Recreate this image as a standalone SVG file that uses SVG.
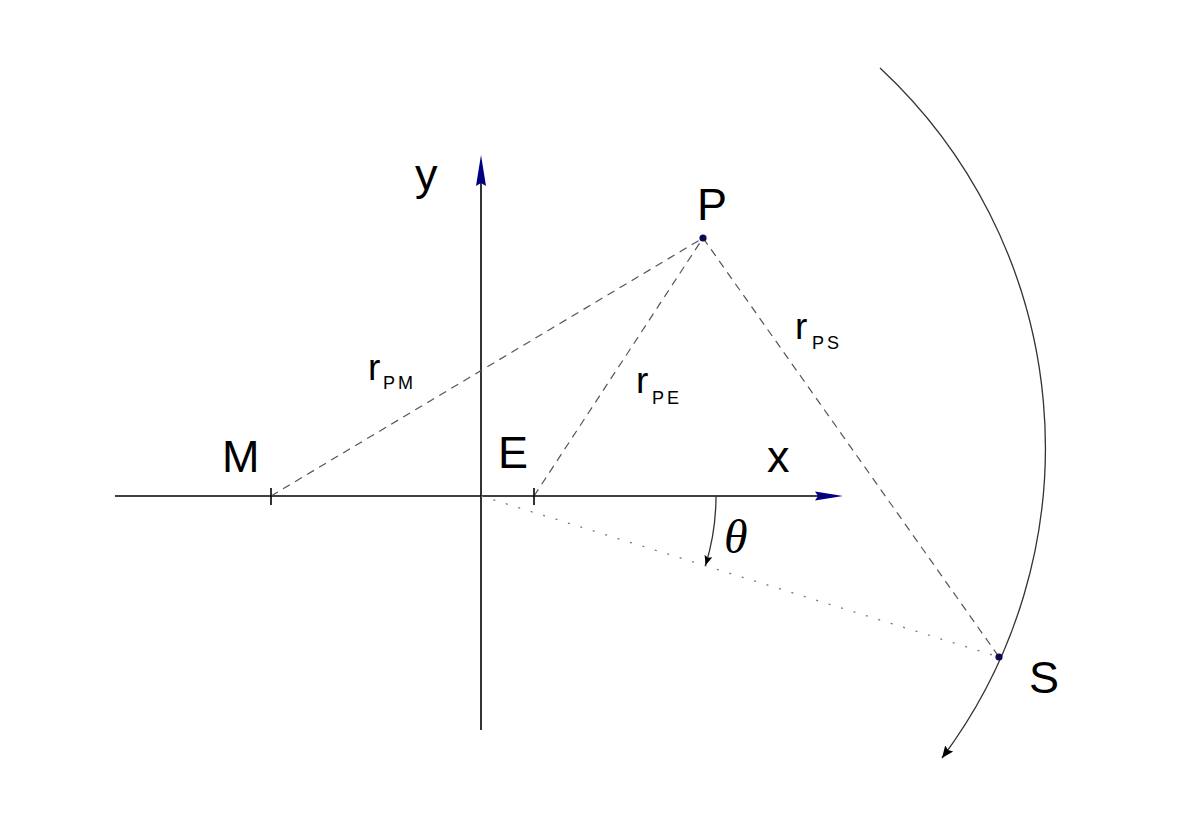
<svg xmlns="http://www.w3.org/2000/svg" width="1196" height="832" viewBox="0 0 1196 832">
<style>
.axis{stroke:#000;stroke-width:1.6;fill:none}
.dash{stroke:#555;stroke-width:1.2;stroke-dasharray:8 6;fill:none}
.dot{stroke:#777;stroke-width:1.3;stroke-dasharray:2 11;fill:none}
.arc{stroke:#333;stroke-width:1.3;fill:none}
.lbl{font-family:"Liberation Sans",Arial,sans-serif;font-size:45px;fill:#000}
.r{font-family:"Liberation Sans",Arial,sans-serif;font-size:37px;fill:#000}
.sub{font-size:18px;letter-spacing:3px}
.th{font-family:"Liberation Serif","Times New Roman",serif;font-style:italic;font-size:48px;fill:#000}
.pt{fill:#0a0a50}
</style>
<defs>
<marker id="ah" markerWidth="14" markerHeight="12" refX="12" refY="6" orient="auto" markerUnits="userSpaceOnUse">
<path d="M0,1 L12,6 L0,11 L2,6 Z" fill="#000"/>
</marker>
<marker id="ahs" markerWidth="12" markerHeight="10" refX="10" refY="5" orient="auto" markerUnits="userSpaceOnUse">
<path d="M0,1 L10,5 L0,9 L2,5 Z" fill="#000"/>
</marker>
</defs>
<rect width="1196" height="832" fill="#fff"/>
<g id="axes">
<line class="axis" x1="115" y1="496" x2="820" y2="496"/>
<polygon points="843,496 815,491.5 818,496 815,500.5" fill="#000080"/>
<line class="axis" x1="481" y1="730" x2="481" y2="182"/>
<polygon points="481,155 476,186 481,183 486,186" fill="#000080"/>
<text class="lbl" x="767" y="472">x</text>
<text class="lbl" x="415" y="190">y</text>
</g>
<g id="connectors">
<line class="dash" x1="271" y1="496" x2="703" y2="238"/>
<line class="dash" x1="534" y1="496" x2="703" y2="238"/>
<line class="dash" x1="703" y1="238" x2="999" y2="657"/>
<line class="dot" x1="481" y1="496" x2="999" y2="657"/>
<path class="arc" d="M880,68 A518,518 0 0 1 942,758" marker-end="url(#ah)"/>
<path class="arc" d="M716,496 A235,235 0 0 1 705.5,565.5" marker-end="url(#ahs)"/>
</g>
<g id="M">
<line class="axis" x1="271" y1="488" x2="271" y2="505"/>
<text class="lbl" x="222" y="472">M</text>
</g>
<g id="E">
<line class="axis" x1="534" y1="488" x2="534" y2="505"/>
<text class="lbl" x="498" y="468">E</text>
</g>
<g id="P">
<circle class="pt" cx="703" cy="238" r="3.6"/>
<text class="lbl" x="697" y="220">P</text>
</g>
<g id="S">
<circle class="pt" cx="999" cy="657" r="3.6"/>
<text class="lbl" x="1029" y="693">S</text>
</g>
<g id="labels">
<text class="r" x="368" y="380">r<tspan class="sub" x="383" y="389">PM</tspan></text>
<text class="r" x="636" y="393">r<tspan class="sub" x="652" y="404">PE</tspan></text>
<text class="r" x="795" y="339">r<tspan class="sub" x="812" y="349">PS</tspan></text>
<text class="th" x="724" y="553">θ</text>
</g>
</svg>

Stated exercise: Write out the material above once more, exactly as it reads, with no pictures.

Expected output:
Recreate this image as a standalone SVG file that uses SVG.
<svg xmlns="http://www.w3.org/2000/svg" width="1196" height="832" viewBox="0 0 1196 832">
<style>
.axis{stroke:#000;stroke-width:1.6;fill:none}
.dash{stroke:#555;stroke-width:1.2;stroke-dasharray:8 6;fill:none}
.dot{stroke:#777;stroke-width:1.3;stroke-dasharray:2 11;fill:none}
.arc{stroke:#333;stroke-width:1.3;fill:none}
.lbl{font-family:"Liberation Sans",Arial,sans-serif;font-size:45px;fill:#000}
.r{font-family:"Liberation Sans",Arial,sans-serif;font-size:37px;fill:#000}
.sub{font-size:18px;letter-spacing:3px}
.th{font-family:"Liberation Serif","Times New Roman",serif;font-style:italic;font-size:48px;fill:#000}
.pt{fill:#0a0a50}
</style>
<defs>
<marker id="ah" markerWidth="14" markerHeight="12" refX="12" refY="6" orient="auto" markerUnits="userSpaceOnUse">
<path d="M0,1 L12,6 L0,11 L2,6 Z" fill="#000"/>
</marker>
<marker id="ahs" markerWidth="12" markerHeight="10" refX="10" refY="5" orient="auto" markerUnits="userSpaceOnUse">
<path d="M0,1 L10,5 L0,9 L2,5 Z" fill="#000"/>
</marker>
</defs>
<rect width="1196" height="832" fill="#fff"/>
<g id="axes">
<line class="axis" x1="115" y1="496" x2="820" y2="496"/>
<polygon points="843,496 815,491.5 818,496 815,500.5" fill="#000080"/>
<line class="axis" x1="481" y1="730" x2="481" y2="182"/>
<polygon points="481,155 476,186 481,183 486,186" fill="#000080"/>
<text class="lbl" x="767" y="472">x</text>
<text class="lbl" x="415" y="190">y</text>
</g>
<g id="connectors">
<line class="dash" x1="271" y1="496" x2="703" y2="238"/>
<line class="dash" x1="534" y1="496" x2="703" y2="238"/>
<line class="dash" x1="703" y1="238" x2="999" y2="657"/>
<line class="dot" x1="481" y1="496" x2="999" y2="657"/>
<path class="arc" d="M880,68 A518,518 0 0 1 942,758" marker-end="url(#ah)"/>
<path class="arc" d="M716,496 A235,235 0 0 1 705.5,565.5" marker-end="url(#ahs)"/>
</g>
<g id="M">
<line class="axis" x1="271" y1="488" x2="271" y2="505"/>
<text class="lbl" x="222" y="472">M</text>
</g>
<g id="E">
<line class="axis" x1="534" y1="488" x2="534" y2="505"/>
<text class="lbl" x="498" y="468">E</text>
</g>
<g id="P">
<circle class="pt" cx="703" cy="238" r="3.6"/>
<text class="lbl" x="697" y="220">P</text>
</g>
<g id="S">
<circle class="pt" cx="999" cy="657" r="3.6"/>
<text class="lbl" x="1029" y="693">S</text>
</g>
<g id="labels">
<text class="r" x="368" y="380">r<tspan class="sub" x="383" y="389">PM</tspan></text>
<text class="r" x="636" y="393">r<tspan class="sub" x="652" y="404">PE</tspan></text>
<text class="r" x="795" y="339">r<tspan class="sub" x="812" y="349">PS</tspan></text>
<text class="th" x="724" y="553">θ</text>
</g>
</svg>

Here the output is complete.